By Rev. Solomon Kinloch Jr.

Rev. Solomon Kinloch Jr.
Political campaigns end; our shared responsibility to lift this city up does not. This mayoral transition is not simply a change in leadership; it is a moment for Detroiters to reaffirm the kind of city we want to build together.
The voters chose a new path and a new administration, but the work ahead belongs to all of us. Now, as one chapter closes and another begins, the real work of governing — of delivering on our shared hopes and addressing our deepest challenges — truly begins.
And make no mistake: we have challenges.
We must eradicate childhood poverty — not reduce it, not soften it, but end it.
More than half the children in our city are living in poverty. That is more than a statistic; it is a moral crisis. No city can call itself strong when nearly half of its children grow up in households struggling to meet basic needs.
This is not an issue for government alone — though government must lead with urgency and accountability. It is a mandate for business, philanthropy, faith communities, neighborhood groups, and every Detroiter who believes our future is tied to the future of every child who walks into a classroom, sits at a kitchen table, or goes to bed hungry.
Ending childhood poverty requires bold policies and strong partnerships: expanding access to early childhood education, ensuring families have stable and affordable housing, increasing wages, lowering household costs, and removing the barriers that keep far too many Detroiters from economic mobility.
Let’s be honest; This work, in the face of continued cuts from the federal government, will be harder than it's ever been, but if we are serious about making Detroit a world-class city, then we must be even more serious about making it a world-class place to grow up.
If there is one lesson this campaign made clear to me, it is this: We must also reengage the Detroiters who don’t feel seen, heard, or counted.
In this election, nearly 80 percent of Detroiters stayed home, not because they didn’t care — but because they didn’t feel connected. They didn’t feel included. They didn’t feel power in the process.
Low voter turnout is not a failure of the people. It is a failure of the systems meant to reach them. It is a failure of leaders — past and present — to engage, listen, and build trust. It is a failure of the media to cover the substance, not the sensational, and to hold leaders to account.
Democracy must not wait for people to come to it; democracy must go to the people— in apartment buildings, in corner stores, in church basements, in schools, in shelters, at bus stops. Every Detroiter deserves a voice in decisions that shape their future. And a city that leaves thousands of people on the sidelines cannot — and will not — reach its full potential.

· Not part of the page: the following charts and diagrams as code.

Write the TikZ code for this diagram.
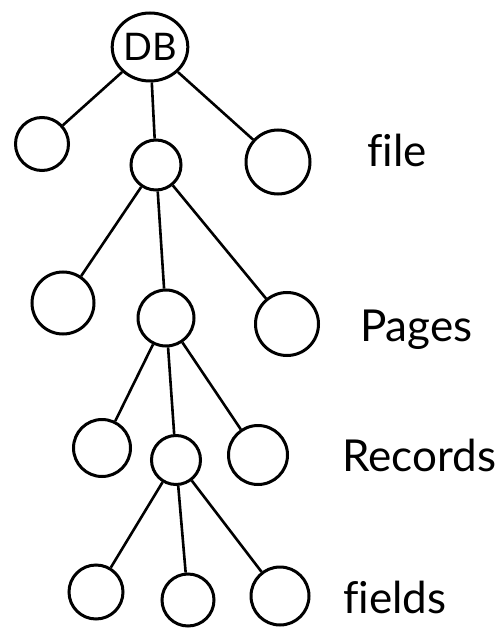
\documentclass[tikz,border=0pt]{standalone}
\usepackage{fontspec}
\setmainfont{Lato}[Ligatures=NoCommon]
\usetikzlibrary{shapes.geometric}
\begin{document}
\begin{tikzpicture}[x=1pt,y=-1pt,
  nd/.style={circle,draw,line width=3pt,inner sep=0pt},
  ed/.style={line width=2.6pt},
  lab/.style={anchor=west,font=\fontsize{44}{48}\selectfont,inner sep=0pt}]
\useasboundingbox (0,0) rectangle (503,628);
% root
\node[nd,ellipse,minimum width=74pt,minimum height=68pt,font=\fontsize{38}{40}\selectfont] at (150,47) (db) {DB};
% level 1
\node[nd,minimum size=53pt] at (42,144) (a1) {};
\node[nd,minimum size=50pt] at (156,165) (a2) {};
\node[nd,minimum size=64pt] at (278,162) (a3) {};
% level 2
\node[nd,minimum size=62pt] at (63,303) (b1) {};
\node[nd,minimum size=56pt] at (166,318) (b2) {};
\node[nd,minimum size=63pt] at (287,324) (b3) {};
% level 3
\node[nd,minimum size=57pt] at (102,448) (c1) {};
\node[nd,minimum size=49pt] at (176,460) (c2) {};
\node[nd,minimum size=59pt] at (258,455) (c3) {};
% level 4
\node[nd,minimum size=54pt] at (96,592) (d1) {};
\node[nd,minimum size=52pt] at (188,600) (d2) {};
\node[nd,minimum size=58pt] at (280,596) (d3) {};
% edges
\draw[ed] (db) -- (a1);
\draw[ed] (db) -- (a2);
\draw[ed] (db) -- (a3);
\draw[ed] (a2) -- (b1);
\draw[ed] (a2) -- (b2);
\draw[ed] (a2) -- (b3);
\draw[ed] (b2) -- (c1);
\draw[ed] (b2) -- (c2);
\draw[ed] (b2) -- (c3);
\draw[ed] (c2) -- (d1);
\draw[ed] (c2) -- (d2);
\draw[ed] (c2) -- (d3);
% labels
\node[lab] at (367,150) (l1) {file};
\node[lab] at (360,330) (l2) {Pages};
\node[lab] at (342,455) (l3) {Records};
\node[lab] at (343,597) (l4) {fields};
\end{tikzpicture}
\end{document}
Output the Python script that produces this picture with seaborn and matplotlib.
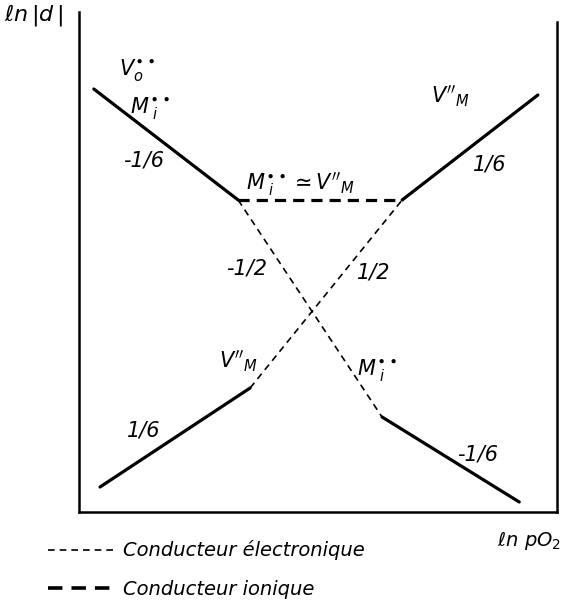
import matplotlib
matplotlib.use("Agg")
import matplotlib.pyplot as plt
from matplotlib.lines import Line2D
import seaborn as sns
import pandas as pd

# schematic segments (x = ln pO2, y = ln|d|), arbitrary units 0-10
upper_left_x = [0.31, 3.33]
upper_left_y = [8.46, 6.24]
upper_right_x = [6.76, 9.60]
upper_right_y = [6.24, 8.34]
lower_left_x = [0.44, 3.58]
lower_left_y = [0.50, 2.48]
lower_right_x = [6.34, 9.21]
lower_right_y = [1.90, 0.20]
ionic_x = [3.33, 6.76]
ionic_y = [6.24, 6.24]
elec_down_x = [3.33, 6.34]
elec_down_y = [6.24, 1.90]
elec_up_x = [3.58, 6.76]
elec_up_y = [2.48, 6.24]

slope_labels = ["-1/6", "1/6", "1/6", "-1/6", "-1/2", "1/2"]
legend_labels = ["Conducteur électronique", "Conducteur ionique"]

segments = [
    ("ul", "solid", upper_left_x, upper_left_y),
    ("ur", "solid", upper_right_x, upper_right_y),
    ("ll", "solid", lower_left_x, lower_left_y),
    ("lr", "solid", lower_right_x, lower_right_y),
    ("ion", "ionic", ionic_x, ionic_y),
    ("ed", "electronic", elec_down_x, elec_down_y),
    ("eu", "electronic", elec_up_x, elec_up_y),
]
rows = []
for name, kind, xs, ys in segments:
    for x, y in zip(xs, ys):
        rows.append({"x": x, "y": y, "seg": name, "kind": kind})
df = pd.DataFrame(rows)

sns.set_theme(style="white")
plt.rcParams["font.family"] = ["DejaVu Sans"]
plt.rcParams["mathtext.fontset"] = "dejavusans"
plt.rcParams["text.color"] = "black"

fig = plt.figure(figsize=(5.62, 6.0), dpi=100)
ax = fig.add_axes([79 / 562, 88 / 600, 478 / 562, 500 / 600])

sns.lineplot(data=df, x="x", y="y", units="seg", estimator=None, sort=False,
             style="kind", dashes={"solid": "", "ionic": (3.5, 2.2), "electronic": (4, 3)},
             size="kind", sizes={"solid": 2.3, "ionic": 2.3, "electronic": 1.2},
             color="black", legend=False, ax=ax)

ax.set_xlim(0, 10)
ax.set_ylim(0, 10)
ax.set_xticks([])
ax.set_yticks([])
ax.set_xlabel("")
ax.set_ylabel("")
ax.spines["top"].set_visible(False)
for s in ["left", "right", "bottom"]:
    ax.spines[s].set_color("black")
    ax.spines[s].set_linewidth(1.8)
ax.spines["right"].set_bounds(0, 9.8)

fs = 15
kw = dict(fontsize=fs, fontstyle="italic", ha="center", va="center", color="black")
ax.text(1.21, 8.84, r"$V_o^{\bullet\bullet}$", **kw)
ax.text(1.49, 8.08, r"$M^{\bullet\bullet}_{\ i}$", **kw)
ax.text(1.36, 7.04, slope_labels[0], **kw)
ax.text(4.64, 6.55, r"$M^{\bullet\bullet}_{\ i} \simeq V''_{M}$", **kw)
ax.text(7.78, 8.32, r"$V''_{M}$", **kw)
ax.text(8.60, 6.94, slope_labels[1], **kw)
ax.text(3.51, 4.88, slope_labels[4], **kw)
ax.text(6.17, 4.80, slope_labels[5], **kw)
ax.text(3.33, 3.02, r"$V''_{M}$", **kw)
ax.text(6.23, 2.84, r"$M^{\bullet\bullet}_{\ i}$", **kw)
ax.text(1.36, 1.62, slope_labels[2], **kw)
ax.text(8.33, 1.16, slope_labels[3], **kw)

fig.text(4 / 562, 1 - 15 / 600, r"$\ell n\,|d\,|$", fontsize=16, ha="left", va="center")
fig.text(561 / 562, 1 - 540 / 600, r"$\ell n\ pO_2$", fontsize=14, ha="right", va="center")

handles = [
    Line2D([0], [0], color="black", lw=1.2, dashes=(4, 3)),
    Line2D([0], [0], color="black", lw=2.6, dashes=(4, 2.5)),
]
leg = fig.legend(handles, legend_labels, loc="upper left", bbox_to_anchor=(30 / 562, 1 - 523 / 600),
                 frameon=False, handlelength=3.6, handletextpad=0.3, labelspacing=1.0,
                 prop={"size": 14, "style": "italic"})
for t in leg.get_texts():
    t.set_color("black")

fig.savefig("out.png", dpi=100)
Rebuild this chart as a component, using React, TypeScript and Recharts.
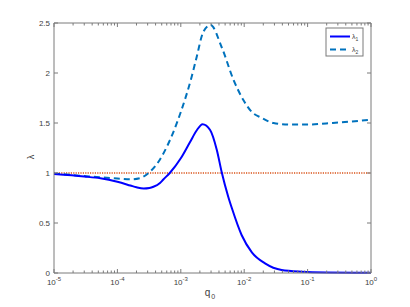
import { LineChart, Line, XAxis, YAxis } from "recharts";

// q0 sample points and eigenvalues
const Q1 = [
  1e-5, 3e-5, 5.4e-5, 1e-4, 1.6e-4, 2e-4, 2.6e-4, 3.2e-4, 3.7e-4, 4.7e-4,
  5.3e-4, 6.7e-4, 1e-3, 1.4e-3, 1.8e-3, 2.2e-3, 2.9e-3, 3.7e-3, 4.4e-3, 5.6e-3,
  6.4e-3, 9.1e-3, 1.32e-2, 2.13e-2, 3.9e-2, 8.1e-2, 0.2, 1,
];
const LAMBDA1 = [
  0.99, 0.965, 0.947, 0.912, 0.875, 0.857, 0.845, 0.85, 0.862, 0.9, 0.935,
  1.0, 1.147, 1.31, 1.43, 1.487, 1.43, 1.23, 1.013, 0.763, 0.647, 0.38, 0.207,
  0.097, 0.03, 0.013, 0.006, 0.003,
];

const Q2 = [
  1e-5, 3e-5, 1e-4, 1.6e-4, 2.3e-4, 3.1e-4, 4.2e-4, 6e-4, 1e-3, 1.48e-3,
  1.78e-3, 2.26e-3, 2.95e-3, 4.4e-3, 6.8e-3, 9.7e-3, 1.32e-2, 1.9e-2, 2.9e-2,
  5.3e-2, 0.1, 0.25, 1,
];
const LAMBDA2 = [
  0.995, 0.97, 0.945, 0.937, 0.95, 1.0, 1.09, 1.26, 1.61, 1.96, 2.16, 2.41,
  2.48, 2.26, 1.93, 1.73, 1.61, 1.55, 1.5, 1.485, 1.485, 1.5, 1.533,
];

const QREF = [1e-5, 1];
const REF = [1, 1];

const X_MAJOR = [1e-5, 1e-4, 1e-3, 1e-2, 1e-1, 1];
const X_MINOR_MULT = [2, 3, 4, 5, 6, 7, 8, 9];
const Y_TICKS = [0, 0.5, 1, 1.5, 2, 2.5];

const xTicks = [
  ...X_MAJOR,
  ...X_MAJOR.slice(0, -1).flatMap((d) => X_MINOR_MULT.map((m) => m * d)),
];

const line1 = Q1.map((q, i) => ({ q, v: LAMBDA1[i] }));
const line2 = Q2.map((q, i) => ({ q, v: LAMBDA2[i] }));
const refLine = QREF.map((q, i) => ({ q, v: REF[i] }));

const AXIS = "#7a7a7a";
const TEXT = "#404040";
const FONT = "'Liberation Sans', Arial, sans-serif";

const isMajor = (v: number) => {
  const l = Math.log10(v);
  return Math.abs(l - Math.round(l)) < 1e-6;
};

const BottomTick = (props: any) => {
  const { x, y, payload } = props;
  const major = isMajor(payload.value);
  const exp = Math.round(Math.log10(payload.value));
  return (
    <g>
      <line x1={x} y1={y} x2={x} y2={y - (major ? 4 : 2.5)} stroke={AXIS} />
      {major && (
        <text x={x} y={y + 12} textAnchor="middle" fontSize={8} fill={TEXT} fontFamily={FONT}>
          10
          <tspan dy={-4} fontSize={6}>
            {exp}
          </tspan>
        </text>
      )}
    </g>
  );
};

const TopTick = (props: any) => {
  const { x, y, payload } = props;
  const major = isMajor(payload.value);
  return <line x1={x} y1={y} x2={x} y2={y + (major ? 4 : 2.5)} stroke={AXIS} />;
};

const LeftTick = (props: any) => {
  const { x, y, payload } = props;
  return (
    <g>
      <line x1={x} y1={y} x2={x + 4} y2={y} stroke={AXIS} />
      <text x={x - 4} y={y + 3} textAnchor="end" fontSize={8} fill={TEXT} fontFamily={FONT}>
        {payload.value}
      </text>
    </g>
  );
};

const RightTick = (props: any) => {
  const { x, y } = props;
  return <line x1={x} y1={y} x2={x - 4} y2={y} stroke={AXIS} />;
};

export default function App() {
  return (
    <div style={{ position: "absolute", left: 0, top: 0, width: 410, height: 307, background: "#fff" }}>
      <LineChart width={410} height={307} margin={{ top: 22, right: 38, bottom: 0, left: 0 }}>
        <XAxis
          dataKey="q"
          type="number"
          scale="log"
          domain={[1e-5, 1]}
          allowDataOverflow
          ticks={xTicks}
          interval={0}
          height={34}
          tickSize={0}
          tickMargin={0}
          tickLine={false}
          stroke={AXIS}
          tick={BottomTick}
        />
        <XAxis
          xAxisId="top"
          orientation="top"
          dataKey="q"
          type="number"
          scale="log"
          domain={[1e-5, 1]}
          allowDataOverflow
          ticks={xTicks}
          interval={0}
          height={1}
          tickSize={0}
          tickMargin={0}
          tickLine={false}
          stroke={AXIS}
          tick={TopTick}
        />
        <YAxis
          type="number"
          domain={[0, 2.5]}
          ticks={Y_TICKS}
          interval={0}
          width={54}
          tickSize={0}
          tickMargin={0}
          tickLine={false}
          stroke={AXIS}
          tick={LeftTick}
        />
        <YAxis
          yAxisId="right"
          orientation="right"
          type="number"
          domain={[0, 2.5]}
          ticks={Y_TICKS}
          interval={0}
          width={1}
          tickSize={0}
          tickMargin={0}
          tickLine={false}
          stroke={AXIS}
          tick={RightTick}
        />
        <Line
          data={refLine}
          xAxisId="top"
          yAxisId="right"
          dataKey="v"
          type="linear"
          stroke="#d95319"
          strokeWidth={1.5}
          strokeDasharray="1.2 1.2"
          dot={false}
          isAnimationActive={false}
        />
        <Line
          data={line2}
          dataKey="v"
          type="monotone"
          stroke="#0072bd"
          strokeWidth={2}
          strokeDasharray="6 4"
          dot={false}
          isAnimationActive={false}
        />
        <Line
          data={line1}
          dataKey="v"
          type="monotone"
          stroke="#0000ff"
          strokeWidth={2}
          dot={false}
          isAnimationActive={false}
        />
      </LineChart>
      <svg
        width={410}
        height={307}
        style={{ position: "absolute", left: 0, top: 0, pointerEvents: "none" }}
      >
        <text
          x={34}
          y={157}
          transform="rotate(-90 34 157)"
          textAnchor="middle"
          fontSize={9}
          fill={TEXT}
          fontFamily={FONT}
        >
          λ
        </text>
        <text x={210} y={296} textAnchor="middle" fontSize={10} fill={TEXT} fontFamily={FONT}>
          q
          <tspan dx={1} dy={3} fontSize={7}>
            0
          </tspan>
        </text>
        <rect x={326} y={28} width={37} height={28} fill="#fff" stroke={AXIS} strokeWidth={1} />
        <line x1={330} y1={36.5} x2={350} y2={36.5} stroke="#0000ff" strokeWidth={2} />
        <line x1={330} y1={49.5} x2={350} y2={49.5} stroke="#0072bd" strokeWidth={2} strokeDasharray="6 4" />
        <text x={352} y={39} fontSize={7} fill={TEXT} fontFamily={FONT}>
          λ
          <tspan dy={2} fontSize={5}>
            1
          </tspan>
        </text>
        <text x={352} y={52} fontSize={7} fill={TEXT} fontFamily={FONT}>
          λ
          <tspan dy={2} fontSize={5}>
            2
          </tspan>
        </text>
      </svg>
    </div>
  );
}
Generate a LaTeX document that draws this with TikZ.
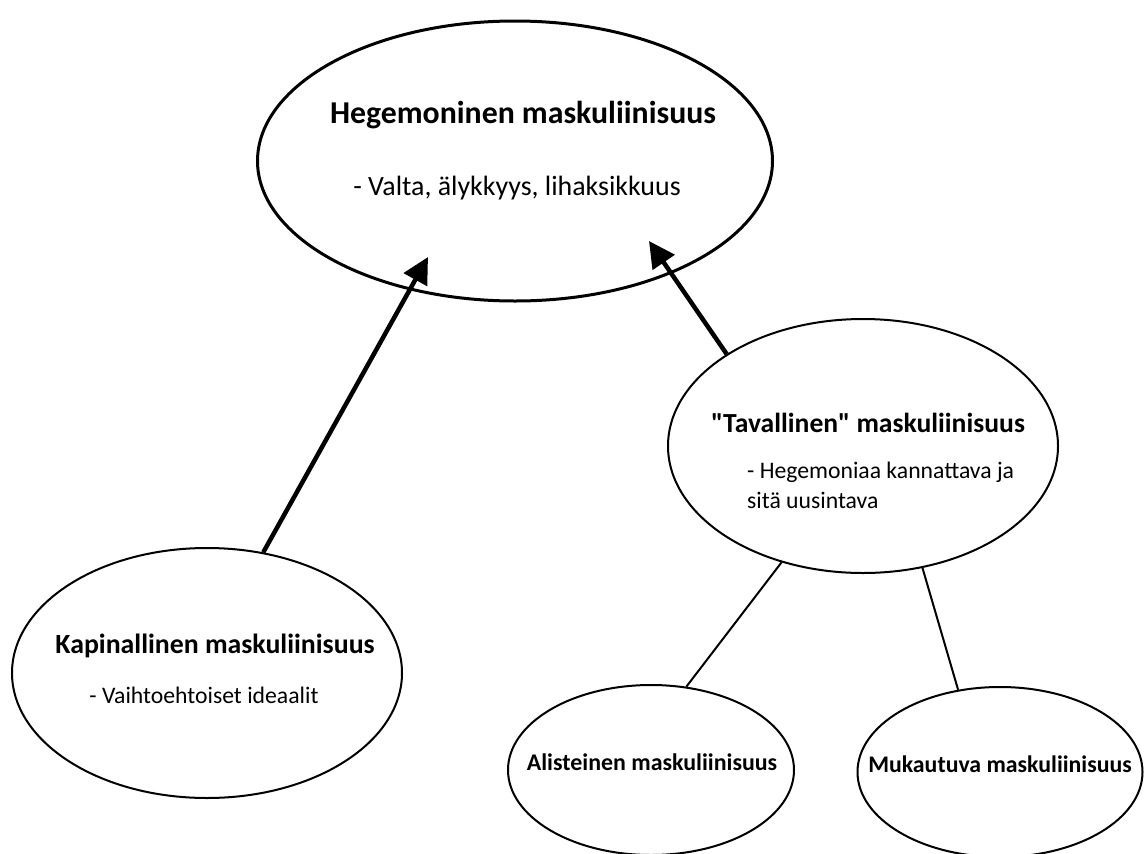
\documentclass[tikz,border=0pt]{standalone}
\usepackage{fontspec}
\setmainfont{Carlito}[Ligatures=TeXOff]
\usetikzlibrary{arrows.meta, shapes.geometric}
\newcommand{\ttlfont}[1]{\fontsize{#1}{#1}\selectfont\bfseries}
\newcommand{\subfont}[1]{\fontsize{#1}{30}\selectfont}

\begin{document}
\begin{tikzpicture}[x=1pt,y=-1pt,
	ellstyle/.style={draw,ellipse,inner sep=0pt,line width=2pt},
	txtstyle/.style={inner sep=0pt,anchor=base},
	upstyle/.style={line width=4.5pt,-{Triangle[length=26pt,width=26pt]}}
]
	\useasboundingbox (0,0) rectangle (1146,854);

	\node[ellstyle,line width=3pt,minimum width=515pt,minimum height=280pt] at (515,161) (heg) {};
	\node[txtstyle,font=\ttlfont{31.8}] at (523,123) (hegT) {Hegemoninen maskuliinisuus};
	\node[txtstyle,font=\subfont{27.9}] at (517,195) (hegS) {- Valta, älykkyys, lihaksikkuus};
	\coordinate (hegL) at (428,257);
	\coordinate (hegR) at (649,241);

	\node[ellstyle,minimum width=390pt,minimum height=254pt] at (863,446) (tav) {};
	\node[txtstyle,font=\ttlfont{27.6}] at (868,432) (tavT) {"Tavallinen" maskuliinisuus};
	\node[txtstyle,anchor=base west,align=left,font=\subfont{23.7}] at (747,508) (tavS) {- Hegemoniaa kannattava ja\\sitä uusintava};

	\node[ellstyle,minimum width=390pt,minimum height=250pt] at (207,673) (kap) {};
	\node[txtstyle,font=\ttlfont{27.8}] at (215,653) (kapT) {Kapinallinen maskuliinisuus};
	\node[txtstyle,font=\subfont{23.7}] at (204,703) (kapS) {- Vaihtoehtoiset ideaalit};

	\node[ellstyle,minimum width=286pt,minimum height=170pt] at (651,770) (ali) {};
	\node[txtstyle,font=\ttlfont{23.9}] at (652,770) (aliT) {Alisteinen maskuliinisuus};

	\node[ellstyle,minimum width=285pt,minimum height=170pt] at (1000,772) (muk) {};
	\node[txtstyle,font=\ttlfont{23.8}] at (1000,772) (mukT) {Mukautuva maskuliinisuus};

	% yhteydet
	\draw[upstyle] (kap.65) -- (hegL);
	\draw[upstyle] (tav.146) -- (hegR);
	\draw[line width=2pt] (tav.235) -- (ali.67);
	\draw[line width=2pt] (tav.296) -- (muk.117);
\end{tikzpicture}
\end{document}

If Detroit is going to rise to its calling, we must embrace a new civic covenant — one rooted in dignity, shared responsibility, and the belief that every Detroiter deserves a fair shot. Business, philanthropy, and government each have a distinct responsibility — and a shared destiny. We cannot afford silos. Not now. Not with the stakes this high.
I know something about this city’s pain, and I know something about its promise. And I believe, deeply, that the Detroit we can build together is far greater than the Detroit any one leader could ever promise alone.
So let’s get to work. Let’s attack childhood poverty. Let’s give Detroiters who feel forgotten a reason to believe. Let’s forge the partnerships and think big about what this city can be for everyone.
Campaign season is behind us. But Detroit’s season of possibility is just beginning.